Vivimos en un mundo que no deja de hablarnos, que nos bombardea con información, imágenes, mensajes, opiniones, ruido constante que nos satura, aturde, abruma. En medio de ese torbellino encuentro valor en lo simple, donde pocas cosas, bien hechas y elegidas con cuidado logran hablarnos con fuerza y sinceridad.
Escuche esta columna en formato pódcast:
La cocina no es ajena a esta realidad. En un universo gastronómico donde lo complejo y lo recargado parecen dominar, lo simple cobra protagonismo. Son los platos que respetan la esencia del ingrediente los que me enamoran y conmueven. Aquellos que con poco cuentan una historia completa. Como una tajada de pan tostado con mantequilla.
Esta idea me remite al libro La simplicidad elegante, que ofrece una perspectiva profunda sobre su significado. Es mucho más que hacer menos o renunciar a lo superfluo; no tiene nada que ver con austeridad rígida, escasez ni sacrificios. Puede parecer paradójico, pero el don de la simplicidad es, en realidad, el don de la abundancia. Esta filosofía es un llamado a valorar lo esencial, a honrar lo que realmente aporta, a encontrar en lo justo una riqueza genuina y con sentido.

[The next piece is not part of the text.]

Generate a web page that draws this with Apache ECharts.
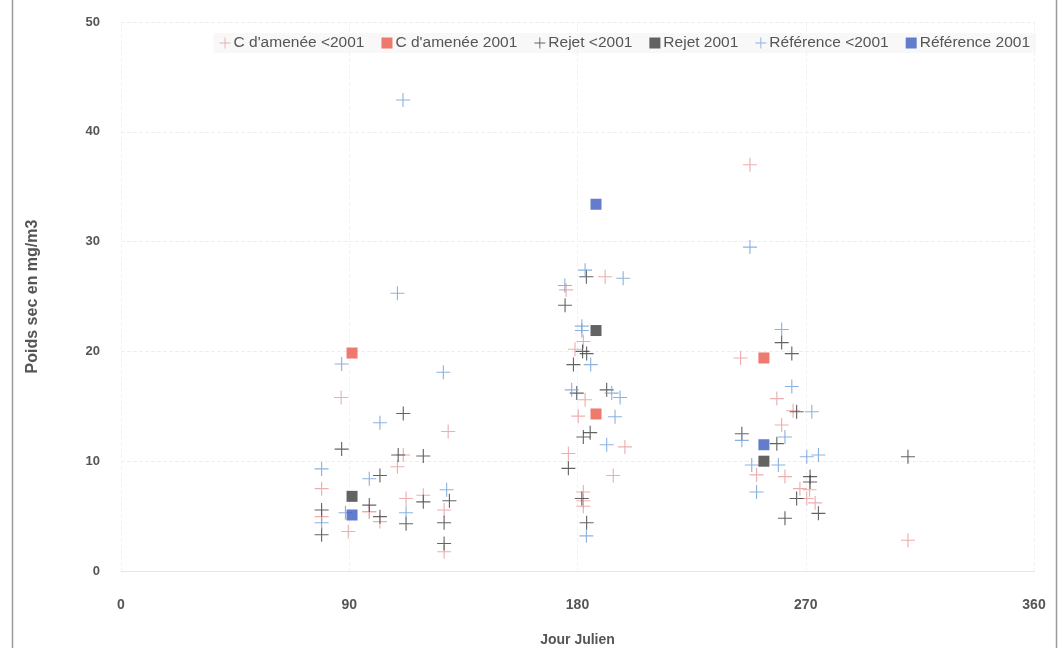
<!DOCTYPE html>
<html>
<head>
<meta charset="utf-8">
<script src="https://cdn.jsdelivr.net/npm/echarts@6/dist/echarts.min.js"></script>
<style>
  html, body { margin: 0; padding: 0; background: #fff; }
  #chart { width: 1062px; height: 648px; }
</style>
</head>
<body>
<div id="chart"></div>
<script>
// Dry weight (mg/m3) by Julian day, three stations, before and in 2001
const seriesNames = ["C d'amenée <2001", "C d'amenée 2001", "Rejet <2001", "Rejet 2001", "Référence <2001", "Référence 2001"];
const xTicks = [0, 90, 180, 270, 360];
const yTicks = [0, 10, 20, 30, 40, 50];

const amenee_before = [
  [86.8, 15.8], [109, 9.5], [111.3, 10.56], [79.1, 7.5], [112.4, 6.6], [119.2, 6.9],
  [97.9, 5.4], [79.1, 4.95], [89.6, 3.6], [102.1, 4.5], [97.9, 5.4], [127.4, 5.55],
  [127.4, 1.75], [129, 12.7],
  [190.9, 26.8], [175.5, 25.6], [182.3, 20.9], [179, 20.2], [183, 15.6], [180.3, 14.1],
  [198.7, 11.3], [176.4, 10.7], [194.1, 8.7], [182.3, 7.2], [182.3, 6.4], [182.3, 5.9],
  [248, 37.0], [244.3, 19.4], [258.6, 15.7], [265, 14.6], [260.5, 13.3], [250.6, 8.75],
  [261.8, 8.6], [267.7, 7.5], [271.5, 7.4], [270.4, 6.6], [273.7, 6.2],
  [310.3, 2.8]
];
const amenee_2001 = [[91.1, 19.85], [187.3, 14.3], [253.5, 19.4]];

const rejet_before = [
  [111.3, 14.35], [87, 11.1], [109.3, 10.56], [119.2, 10.47], [102.1, 8.7], [129.5, 6.4],
  [119.2, 6.3], [97.9, 6.0], [79.1, 5.55], [79.1, 3.3], [102.1, 4.95], [112.4, 4.3],
  [127.4, 4.4], [127.4, 2.5],
  [183.5, 26.8], [175.1, 24.2], [182, 20.0], [183.6, 19.8], [178.4, 18.8], [179.7, 16.2],
  [191.5, 16.5], [185, 12.6], [182.3, 12.2], [176.4, 9.35], [181.7, 6.6], [183.6, 4.4],
  [260.5, 20.8], [264.5, 19.8], [266.4, 14.5], [244.8, 12.5], [258.6, 11.6], [271.7, 8.6],
  [271.7, 8.1], [266.4, 6.6], [275, 5.25], [261.8, 4.8],
  [310.3, 10.4]
];
const rejet_2001 = [[91.1, 6.8], [187.3, 21.9], [253.5, 10.0]];

const reference_before = [
  [111.2, 42.9], [109, 25.3], [87, 18.85], [127.1, 18.1], [102.1, 13.5], [79.1, 9.3],
  [97.9, 8.4], [128.4, 7.4], [88.5, 5.3], [79.1, 4.4], [112.4, 5.3],
  [183, 27.4], [198, 26.66], [175, 26.0], [181.7, 22.3], [181.7, 21.9], [185.2, 18.8],
  [177.7, 16.5], [193.5, 16.2], [196.8, 15.8], [194.8, 14.05], [191.5, 11.5], [183.5, 3.2],
  [248, 29.5], [260.5, 22.0], [264.5, 16.8], [272.4, 14.5], [244.8, 11.9], [261.8, 12.2],
  [248.7, 9.65], [259.2, 9.65], [270.4, 10.4], [275, 10.56], [250.6, 7.2]
];
const reference_2001 = [[91.1, 5.1], [187.3, 33.4], [253.5, 11.5]];

// thin plus sign, filled so it renders as two hairlines
const CROSS = 'path://M-0.08,-1 L0.08,-1 L0.08,-0.08 L1,-0.08 L1,0.08 L0.08,0.08 L0.08,1 L-0.08,1 L-0.08,0.08 L-1,0.08 L-1,-0.08 L-0.08,-0.08 Z';

const colors = {
  ameneeCross: '#e79a9a', ameneeSquare: '#e8574b',
  rejetCross: '#3c3c3c', rejetSquare: '#3a3d3c',
  refCross: '#6f9fd8', refSquare: '#3c5cbf'
};

function crossSeries(name, data, color) {
  return {
    name, type: 'scatter', data, symbol: CROSS, symbolSize: 14,
    itemStyle: { color }, z: 2
  };
}
function squareSeries(name, data, color) {
  return {
    name, type: 'scatter', data, symbol: 'rect', symbolSize: 11,
    itemStyle: { color }, z: 3
  };
}

const chart = echarts.init(document.getElementById('chart'), null, { renderer: 'canvas' });
chart.setOption({
  backgroundColor: '#ffffff',
  animation: false,
  textStyle: { fontFamily: 'Liberation Sans, Arial, sans-serif' },
  graphic: [
    { type: 'line', shape: { x1: 12.5, y1: 0, x2: 12.5, y2: 648 }, style: { stroke: '#9a9a9a', lineWidth: 1.5 } },
    { type: 'line', shape: { x1: 1056.5, y1: 0, x2: 1056.5, y2: 648 }, style: { stroke: '#9a9a9a', lineWidth: 1.5 } }
  ],
  grid: { left: 121, right: 28, top: 22, bottom: 77, outerBoundsMode: 'none', containLabel: false },
  legend: {
    top: 33, right: 26,
    itemWidth: 11, itemHeight: 11, itemGap: 17,
    backgroundColor: 'rgba(243,243,243,0.55)',
    padding: [2, 6],
    textStyle: { color: '#555', fontSize: 15.5, padding: [0, 0, 0, -2] },
    data: seriesNames
  },
  xAxis: {
    type: 'value', min: 0, max: 360, interval: 90,
    name: 'Jour Julien', nameLocation: 'middle', nameGap: 62,
    nameTextStyle: { color: '#555', fontSize: 14, fontWeight: 'bold' },
    axisLine: { show: true, lineStyle: { color: '#e6e6e6' } },
    axisTick: { show: false },
    axisLabel: { color: '#555', fontSize: 14, fontWeight: 'bold', margin: 27,
      formatter: v => xTicks.includes(v) ? String(v) : '' },
    splitLine: { show: true, lineStyle: { color: '#f3f3f3', type: 'dashed' } }
  },
  yAxis: {
    type: 'value', min: 0, max: 50, interval: 10,
    name: 'Poids sec en mg/m3', nameLocation: 'middle', nameGap: 80, nameRotate: 90,
    nameTextStyle: { color: '#555', fontSize: 16, fontWeight: 'bold' },
    axisLine: { show: false },
    axisTick: { show: false },
    axisLabel: { color: '#555', fontSize: 13, fontWeight: 'bold', margin: 21,
      formatter: v => yTicks.includes(v) ? String(v) : '' },
    splitLine: { show: true, lineStyle: { color: '#eeeeee', type: 'dashed' } }
  },
  series: [
    crossSeries(seriesNames[0], amenee_before, colors.ameneeCross),
    squareSeries(seriesNames[1], amenee_2001, colors.ameneeSquare),
    crossSeries(seriesNames[2], rejet_before, colors.rejetCross),
    squareSeries(seriesNames[3], rejet_2001, colors.rejetSquare),
    crossSeries(seriesNames[4], reference_before, colors.refCross),
    squareSeries(seriesNames[5], reference_2001, colors.refSquare)
  ]
});
</script>
</body>
</html>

Simple no es sinónimo de fácil, ni de carente de carácter ni insípido. Lo simple, cuando es auténtico, exige convicción, mirada afinada y una sensibilidad que no necesita adornos para impresionar. Hay que tener algo que decir –y saber cómo decirlo– para crear un plato que emocione con pocos elementos. Por eso no hay que confundir la simplicidad con la facilidad, ni con la falta de intención: lo simple es una decisión creativa consciente, difícil y valiente. El reto de talento más exigente.
Recientemente, escuché una reflexión del chef brasileño Iván Ralston, del restaurante Tuju en São Paulo, que me quedó resonando. Basándose en la canción Samba de uma nota só, dice que uno puede tener toda la escala musical y no decir nada, pero que con una sola nota se puede decir todo. En la cocina ocurre algo muy parecido: no se trata de sumar ingredientes, técnicas o discursos, sino de encontrar ese elemento preciso que le dé sentido y alma al plato.
Lo sencillo no riñe con lo memorable. Una carne a la parrilla en su término justo con cristales de sal, un filete de atún con una tajada de aguacate, una rodaja de tomate jugoso y maduro con aceite de oliva y una hoja de albahaca. Cocinas que no necesitan levantar la voz para ser profundas y fascinantes. Porque, al final, lo que más conecta no siempre es lo más complejo, sino aquello que logra hablar –y emocionar– con la nota justa. La simplicidad en gastronomía es también un acto de respeto: hacia el producto, hacia quien lo prepara y hacia quien lo disfruta. En un mundo saturado, la comida simple se convierte en una pausa necesaria, en un espacio para reconectar con lo genuino.
Creo que esa vuelta a lo esencial es la verdadera elegancia, la que nos invita a saborear no solo el alimento, sino también la vida, con menos ruido y más sentido. Menos es más, y en esa nota única, como dice Iván, está todo. Buen provecho.